One way in which to overcome the difficulties associated with positive contrast agents or the absence of a contrast agent is to introduce a low density contrast agent into the gastrointestinal tract. Alger has reported that for upper gastrointestinal imaging, water in combination with intravenous glucagon (an anti-peristaltic agent) can be given to patients prior to CT examination to enhance the visualization of the area (Oral presentation of American Roentgen Ray Society Meeting summarized in Diagnostic Imaging, January 1994, page 22.) However, the use of water has been reported to lead to the production of imaging artifacts (Baldwin, Radiology (1978) 128:827-828.) Additionally, without concomitant intravenous administration of an anti-peristaltic agent such as glucagon, the rapid gastric emptying of water would not allow for full distention of the stomach.
Many investigators have described the use of low-density contrast media for CT examinations. The radiodensity of matter is often expressed in terms of its Hounsfield Units (HU), which is a measure of the relative absorption of CT x-rays by matter. Dense bone has a density of 1000 HU, whereas water has a density of 0 HU and air has a value of -1000 HU. In general, the term "low-density" is used to refer to contrast media with a low or negative HU, i.e. less than about 100 HU, preferably less than 10 HU, and most preferably less than 0 HU.
Baldwin reported the administration of low density oily contrast media for CT of the pancreas. However, because of associated cramps and diarrhea, a dose of 4 ounces was suggested, which would not be enough to sufficiently fill the stomach and/or gastrointestinal lumen. (Baldwin, Radiology (1978) 128:827-828.)

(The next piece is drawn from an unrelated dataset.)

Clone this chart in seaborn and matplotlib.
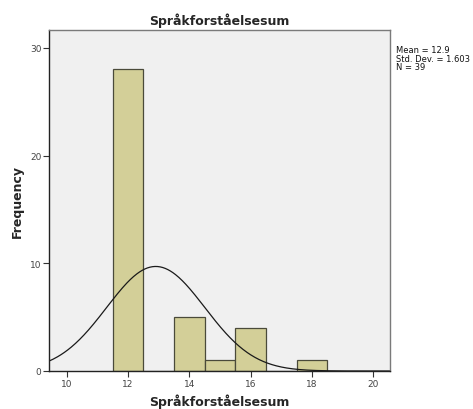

Raptopoulos et al., has described the use of a corn oil emulsion as a low density contrast agent (Radiology (1987) 164 (3) :653-656. At a dosage amount of between 200-500cc, 18% of the patient group complained of nausea, vomiting, cramps or diarrhea. Another disadvantage with the use of polyunsaturated fat-based low density contrast agents is their absorption by the gastrointestinal tract (Raptopoulos, Investigative Radiology (1986) 21(11):847-850.) In European Patent Application 0 245 019A2, Raptopoulos has described the use of oil-in-water emulsions suspended in an aqueous isotonic solution which demonstrate improved homeostasis.
A similar approach has been described in PCT WO92/17514. Therein, microspheres are prepared from biocompatible synthetic polymers to contain internal cavities filled with gas. Because of the presence of gas, these microspheres have a lower radiodensity than water. These microspheres are then suspended in an aqueous medium at concentrations that generate a contrast medium with a HU less than -30. The preparation of such microspheres necessitates multi-step methodologies involving volatile liquids. In addition, the microspheres in the preferred size ranges would not be stable upon storage in aqueous solution thus requiring dry storage and mixing with a carrier liquid prior to use.
The present invention describes a method of CT imaging of the abdominal region using low density contrast agents consisting of aqueous solutions of biocompatible materials which are stable, have a density (in Hounsfield Units) essentially the same or less than that of water, and are capable of filing and distending the stomach.